Strong demand for Treasury notes pushed yields to a record low following the Fed announcement. The demand for Treasury bonds skyrocketed following the Standard & Poor’s downgrade of the US credit rating to 'AA+' from 'AAA', sparking fear that the US economy could slip into another recession. Panicky investors dumped risky assets like equities and commodities, putting them into safe haven metals like gold and Treasury Bonds, pushing the price of both to record high levels.
The Federal Reserve's unprecedented move to put a timeframe to its loose monetary policy also failed to calm global financial markets. The US central bank pledged to keep rates at record low for at least another couple of years to shore up growth. However, the move was slightly nullified by a rare differences within the Federal Reserve Board. Three FOMC members raised a vote of dissent as they favoured keeping the phrase "extended period of time".
Similarly, the ECB too swung into action and vowed to buy sovereign bonds of Italy and Spain. The move brought a temporary relief in the European bond markets, with the yields on Italian and Spanish notes easing. But, on the whole the ECB intervention provided very little relief to investors.
The cost of insuring against defaults on debt held by the French government and French banks all rose sharply. French president Nicolas Sarkozy cut short his holiday to hold an emergency meeting about further budget measures amid rumours that the second-largest eurozone economy after Germany could be next to lose its top rating. But, the big ratings agencies reiterated that France's AAA status is safe for now.

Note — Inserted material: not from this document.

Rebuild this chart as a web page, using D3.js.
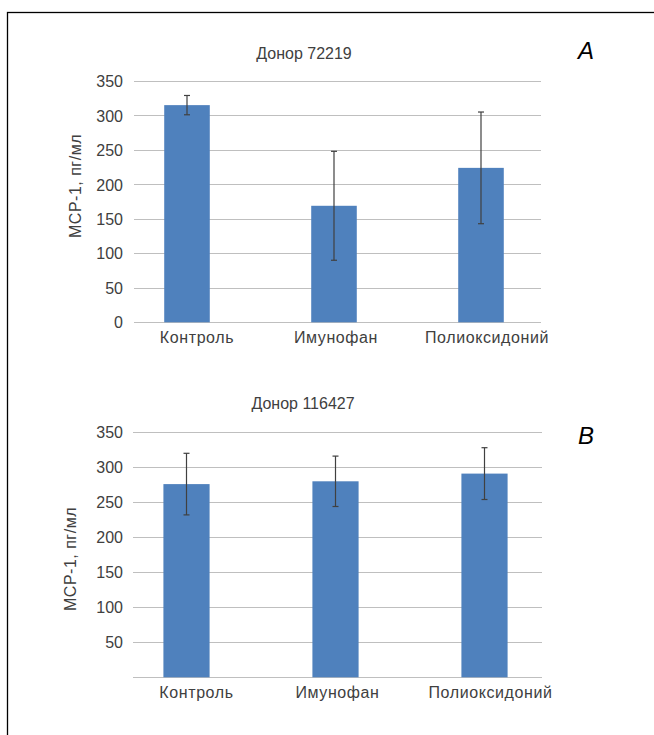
<!DOCTYPE html>
<html>
<head>
<meta charset="utf-8">
<script src="https://cdn.jsdelivr.net/npm/d3@7"></script>
<style>
  body { margin: 0; background: #fff; }
  svg text { font-family: "Liberation Sans", Arial, sans-serif; fill: #404040; }
</style>
</head>
<body>
<svg id="chart" width="654" height="735"></svg>
<script>
var categories = ['Контроль', 'Имунофан', 'Полиоксидоний'];
var yTicksA = [0, 50, 100, 150, 200, 250, 300, 350];
var yTicksB = [50, 100, 150, 200, 250, 300, 350];

// донор 72219
var meanA = [315, 169, 224];
var errA = [14, 79, 81];

// донор 116427
var meanB = [276, 280, 291];
var errB = [44, 36, 37];

// сдвиг подписей категорий относительно центра столбца
var catShift = [10, 2, 6];

var svg = d3.select('#chart');

// рамка
svg.append('rect')
    .attr('x', 7.5).attr('y', 12.5)
    .attr('width', 700).attr('height', 800)
    .attr('fill', 'none')
    .attr('stroke', '#000')
    .attr('stroke-width', 1.3);

function drawPanel (opt) {
    var g = svg.append('g');

    var y = d3.scaleLinear().domain([0, 350]).range([opt.bottom, opt.top]);
    var x = d3.scaleBand().domain(categories)
        .range([opt.left, opt.right])
        .paddingInner(0.69).paddingOuter(0.345);

    // сетка
    g.selectAll('line.grid')
        .data(opt.ticks.concat(opt.ticks.indexOf(0) < 0 ? [0] : []))
        .enter().append('line')
        .attr('class', 'grid')
        .attr('x1', opt.gridL).attr('x2', opt.gridR)
        .attr('y1', function (d) { return Math.round(y(d)) + 0.5; })
        .attr('y2', function (d) { return Math.round(y(d)) + 0.5; })
        .attr('stroke', '#bfbfbf')
        .attr('stroke-width', 1);

    var yAxis = d3.axisLeft(y).tickValues(opt.ticks).tickSize(0).tickPadding(0);
    var ax = g.append('g')
        .attr('transform', 'translate(' + opt.tickX + ',0)')
        .call(yAxis);
    ax.select('.domain').remove();
    ax.selectAll('text')
        .style('font-size', '16px')
        .attr('dy', '0.35em');

    // столбцы
    g.selectAll('rect.bar')
        .data(opt.means)
        .enter().append('rect')
        .attr('class', 'bar')
        .attr('x', function (d, i) { return x(categories[i]); })
        .attr('width', x.bandwidth())
        .attr('y', function (d) { return y(d); })
        .attr('height', function (d) { return y(0) - y(d); })
        .attr('fill', '#4f81bd');

    // планки погрешностей
    var eb = g.selectAll('g.err')
        .data(opt.means)
        .enter().append('g')
        .attr('class', 'err')
        .attr('stroke', '#404040')
        .attr('stroke-width', 1.2);
    eb.append('line')
        .attr('x1', function (d, i) { return x(categories[i]) + x.bandwidth() / 2; })
        .attr('x2', function (d, i) { return x(categories[i]) + x.bandwidth() / 2; })
        .attr('y1', function (d, i) { return y(d + opt.errs[i]); })
        .attr('y2', function (d, i) { return y(d - opt.errs[i]); });
    [1, -1].forEach(function (s) {
        eb.append('line')
            .attr('x1', function (d, i) { return x(categories[i]) + x.bandwidth() / 2 - 3; })
            .attr('x2', function (d, i) { return x(categories[i]) + x.bandwidth() / 2 + 3; })
            .attr('y1', function (d, i) { return y(d + s * opt.errs[i]); })
            .attr('y2', function (d, i) { return y(d + s * opt.errs[i]); });
    });

    // подписи категорий
    g.selectAll('text.cat')
        .data(categories)
        .enter().append('text')
        .attr('class', 'cat')
        .attr('x', function (d, i) { return x(d) + x.bandwidth() / 2 + catShift[i]; })
        .attr('y', opt.bottom + 21)
        .attr('text-anchor', 'middle')
        .style('font-size', '16px')
        .style('letter-spacing', '0.6px')
        .text(function (d) { return d; });

    // заголовок
    g.append('text')
        .attr('x', opt.titleX).attr('y', opt.titleY)
        .attr('text-anchor', 'middle')
        .style('font-size', '16px')
        .text(opt.title);

    // подпись оси
    g.append('text')
        .attr('transform', 'translate(' + opt.labelX + ',' + opt.labelY + ') rotate(-90)')
        .attr('text-anchor', 'middle')
        .style('font-size', '16px')
        .style('letter-spacing', '0.5px')
        .text('MCP-1, пг/мл');

    // буква панели
    g.append('text')
        .attr('x', 586).attr('y', opt.letterY)
        .attr('text-anchor', 'middle')
        .style('font-size', '24px')
        .style('font-style', 'italic')
        .style('fill', '#000')
        .text(opt.letter);
}

drawPanel({
    means: meanA, errs: errA, ticks: yTicksA,
    top: 81, bottom: 322.3, left: 113.5, right: 554.5,
    gridL: 134, gridR: 541, tickX: 123,
    title: 'Донор 72219', titleX: 304, titleY: 59,
    labelX: 81, labelY: 186, letter: 'A', letterY: 59
});

drawPanel({
    means: meanB, errs: errB, ticks: yTicksB,
    top: 432.3, bottom: 677.3, left: 112, right: 559,
    gridL: 133, gridR: 542, tickX: 123,
    title: 'Донор 116427', titleX: 303, titleY: 409,
    labelX: 76, labelY: 559, letter: 'B', letterY: 444
});
</script>
</body>
</html>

The Swiss franc surged to a record high against the dollar in the wake of the Fed policy outcome. For the second time within a week the Swiss National Bank intervened in the currency market to halt the franc's appreciation, which threatens Swiss exports. The dollar gained against the franc after Swiss National Bank Deputy President Thomas Jordan reportedly said that the country could legally peg the franc to the euro temporarily to stem its strength.